4.3. Precedent Transactions Analysis
Precedent transactions analysis, sometimes called comparable transactions analysis, focuses on recent mergers and acquisitions. Unlike comparable companies analysis, precedent transactions analysis uses actual transaction prices—what acquirers have really paid for similar companies. An exception is transactions in which both the acquirer and target were private companies, in which case the transaction price may need to be estimated.
These amounts will include any control premium that the buyer paid. A control premium is the amount over market value that a company’s acquirer pays for the privilege of gaining control over the company. Because precedent transaction multiples reflect control premiums, the multiples typically yield higher valuations than those of other valuation methods. In other words, the valuation range won’t just represent the value of the company, but rather the value plus a control premium. For this reason, precedent transactions analysis is appropriate for mergers and acquisitions, but not for IPOs.

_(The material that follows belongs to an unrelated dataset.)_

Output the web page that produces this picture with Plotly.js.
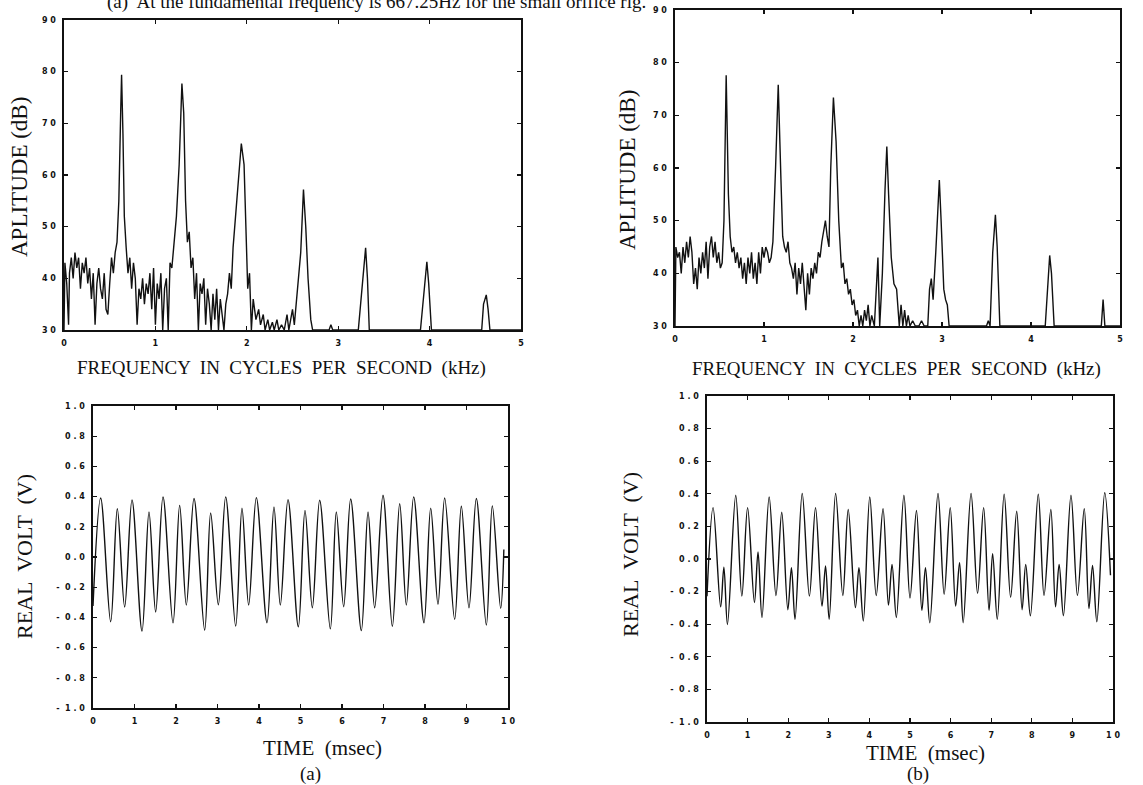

A precedent transactions analysis includes the following steps:
Step 1: Identify a group of relevant precedent transactions. Like a comparable companies analysis, a precedent transactions analysis should begin with collecting as much data on the target company as possible, in order to develop a thorough understanding of the company. Depending on whether you’re evaluating the fairness of an acquisition offer that has already been made, or estimating the cost of a hypothetical acquisition, you might or might not know what the control premium is for the target company. If not, you will wind up comparing the target company’s actual EV or equity value, with no control premium, to a range of implied EVs or equity values that do include control premiums. This comparison may give you a rough idea of what the control premium “should” be.